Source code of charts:
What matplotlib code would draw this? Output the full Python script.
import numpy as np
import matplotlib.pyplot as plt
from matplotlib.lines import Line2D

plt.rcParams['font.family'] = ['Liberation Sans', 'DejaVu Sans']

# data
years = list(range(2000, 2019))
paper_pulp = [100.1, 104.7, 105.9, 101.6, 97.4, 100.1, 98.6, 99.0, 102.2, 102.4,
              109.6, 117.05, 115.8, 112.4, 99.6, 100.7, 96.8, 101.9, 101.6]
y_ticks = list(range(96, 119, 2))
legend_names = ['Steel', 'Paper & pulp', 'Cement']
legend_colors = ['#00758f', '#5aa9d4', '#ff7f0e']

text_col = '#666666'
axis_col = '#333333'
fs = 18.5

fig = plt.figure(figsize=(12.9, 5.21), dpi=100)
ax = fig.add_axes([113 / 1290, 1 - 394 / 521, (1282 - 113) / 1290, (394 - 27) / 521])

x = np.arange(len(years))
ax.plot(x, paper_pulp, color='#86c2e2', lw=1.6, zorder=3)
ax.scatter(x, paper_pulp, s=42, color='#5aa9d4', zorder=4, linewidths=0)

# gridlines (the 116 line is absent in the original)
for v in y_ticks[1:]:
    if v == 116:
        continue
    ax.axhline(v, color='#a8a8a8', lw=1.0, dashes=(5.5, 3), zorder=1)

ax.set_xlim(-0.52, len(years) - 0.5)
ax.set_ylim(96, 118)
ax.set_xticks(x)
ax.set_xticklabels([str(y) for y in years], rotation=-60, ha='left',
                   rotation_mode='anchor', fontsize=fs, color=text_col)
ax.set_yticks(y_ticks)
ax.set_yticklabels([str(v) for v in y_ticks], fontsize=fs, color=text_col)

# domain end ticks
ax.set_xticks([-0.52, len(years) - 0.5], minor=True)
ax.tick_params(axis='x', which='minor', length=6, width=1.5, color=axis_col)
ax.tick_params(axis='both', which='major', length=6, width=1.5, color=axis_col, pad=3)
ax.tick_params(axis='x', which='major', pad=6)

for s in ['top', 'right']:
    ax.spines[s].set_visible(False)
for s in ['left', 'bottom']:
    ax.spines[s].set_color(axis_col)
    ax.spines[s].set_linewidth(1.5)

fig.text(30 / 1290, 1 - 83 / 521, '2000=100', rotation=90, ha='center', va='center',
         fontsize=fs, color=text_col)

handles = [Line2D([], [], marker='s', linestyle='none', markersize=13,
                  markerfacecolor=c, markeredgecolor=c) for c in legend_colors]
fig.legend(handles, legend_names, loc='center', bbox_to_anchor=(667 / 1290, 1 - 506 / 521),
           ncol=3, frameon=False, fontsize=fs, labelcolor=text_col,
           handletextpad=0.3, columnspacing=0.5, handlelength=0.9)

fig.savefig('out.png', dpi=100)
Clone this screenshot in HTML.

WHAT YOU SHOULD DO
Quote every line of the records above, from the first down to the one holding "plt.rcParams['font.family'] = ['Liberation", exactly as written.

TASK ANSWER
What matplotlib code would draw this? Output the full Python script.
import numpy as np
import matplotlib.pyplot as plt
from matplotlib.lines import Line2D

plt.rcParams['font.family'] = ['Liberation Sans', 'DejaVu Sans']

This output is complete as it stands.